Title page, philosophers above, with figures that seem to encourage the reading of the prophecy. Humanity lies below, a woman hoping to revive a fallen warrior, his hand still clutching his sword:


Prelude, showing Orc, the spirit of revolution, in chains, while figures here identified as Adam and Eve (which in later workswill become Los and Enitharmon) look on. Beneath them are emblems of fallen humanity:



Orc gets free of his chains:


Orc above, rebels escaping a burning American village below:


King George III's vision. Looking westward out to sea, he clutches his head while the dragon and angel of his wrath come from above:



Above, a tribuinal in the skies judges the king and sends him to the flames below

Hope for a time in which, as the last line declares, "Empire is no more, and the Lion and Wolf shall cease":


The hope of peace:


Urizen, "Albion's angel," the divine form of George III, in fear of Orc. At the bottom are the waves under which he may sink:


Wheat blown down by the storm serves to shelter new plants and the child:


Orc urges defiance:


Orc as protecting swan and serpent:


The war sends men to their graves


The horrors of war:


A Vala-like Sibyl counsels war and death, but the tree behind her is itself lifeless:


At the top, illustrations in the text show soldiers welcomed home after they have thrown away their swords. On the left side, a woman weeps even as the dove of peace appears on the tree. Below are the "female spirits of the dead pining in bonds of religion." Yet they, too, feel the "nerves of youth and "desires of ancient times," symbolized by the grape cluster. For Blake revolution is as much about enllarging the perceptive faculties as it is about politics.

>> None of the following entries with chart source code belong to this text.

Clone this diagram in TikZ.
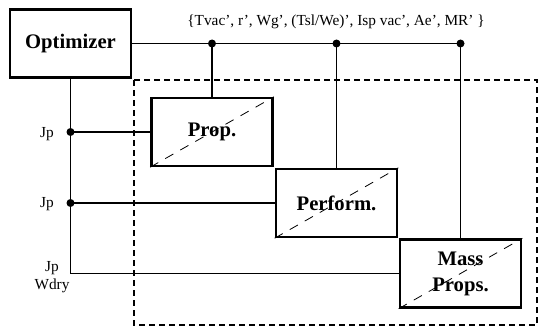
\documentclass[tikz,border=0pt]{standalone}
\usepackage{fontspec}
\setmainfont{Liberation Serif}
\usetikzlibrary{positioning,calc}

\begin{document}
\begin{tikzpicture}[x=0.75pt, y=-0.75pt,
  block/.style={draw=black, line width=1.8pt, fill=white, align=center,
    minimum width=91pt, minimum height=51pt, inner sep=0pt,
    font=\fontsize{15.5}{19.5}\selectfont\bfseries},
  link/.style={line width=1.4pt},
  diag/.style={line width=0.6pt, dash pattern=on 7pt off 6pt},
  frame/.style={line width=1.6pt, dash pattern=on 4.5pt off 3pt},
  dot/.style={circle, fill=black, inner sep=0pt, minimum size=6pt},
  lbl/.style={font=\fontsize{11.5}{13}\selectfont, align=center, inner sep=0pt}
]
  \useasboundingbox (0,0) rectangle (538,328);

  % analysis group
  \draw[frame] (134,80) rectangle (537,325);

  \node[block] (opt)     at (70.5,43.5)  {Optimizer};
  \node[block] (prop)    at (212,132)    {Prop.};
  \node[block] (perform) at (336.5,203)  {Perform.};
  \node[block] (mass)    at (460.5,273.5) {Mass\\Props.};

  \foreach \b in {prop,perform,mass}
    \draw[diag] (\b.south west) -- (\b.north east);

  % design variables
  \node[lbl] (vars) at (336,22) {\{Tvac', r', Wg', (Tsl/We)', Isp vac', Ae', MR' \}};
  \coordinate (busend) at (mass.north |- opt.east);
  \draw[link] (opt.east) -- (busend);
  \foreach \b in {prop,perform,mass} {
    \draw[link] (\b.north |- opt.east) -- (\b.north);
    \node[dot] at (\b.north |- opt.east) {};
  }

  % outputs
  \coordinate (corner) at (opt.south |- mass.west);
  \draw[link] (opt.south) -- (corner) -- (mass.west);
  \draw[link] (opt.south |- prop.west) -- (prop.west);
  \draw[link] (opt.south |- perform.west) -- (perform.west);
  \node[dot] (jp1) at (opt.south |- prop.west) {};
  \node[dot] (jp2) at (opt.south |- perform.west) {};

  \node[lbl] (l1) at (47,134) {Jp};
  \node[lbl] (l2) at (47,204) {Jp};
  \node[lbl] (l3) at (52,277) {Jp\\Wdry};
\end{tikzpicture}
\end{document}
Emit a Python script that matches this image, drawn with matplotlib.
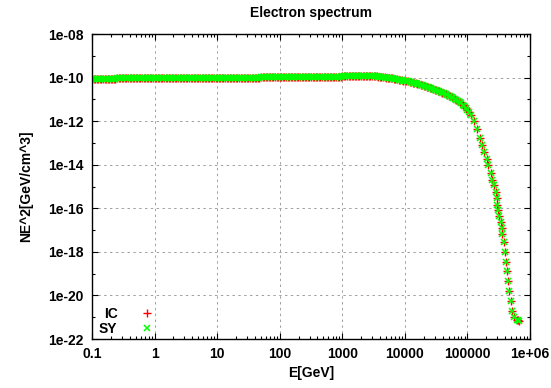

End-page: Europe remains unfree, even as small figures near and on her embrace, look ahead, and read. Trapped spirits seem on the verge of bursting their chains of dead wood. On the bottom small human figures seem to move about unafraid of the serpent's tongue:


Blake's Europe A Prophecy, 1794, will continue the myth, allegorizing the French Revolution. Reflecting Blake's disillusionment, Orc turns out very much like the oppressive Urizen he has been revolting against.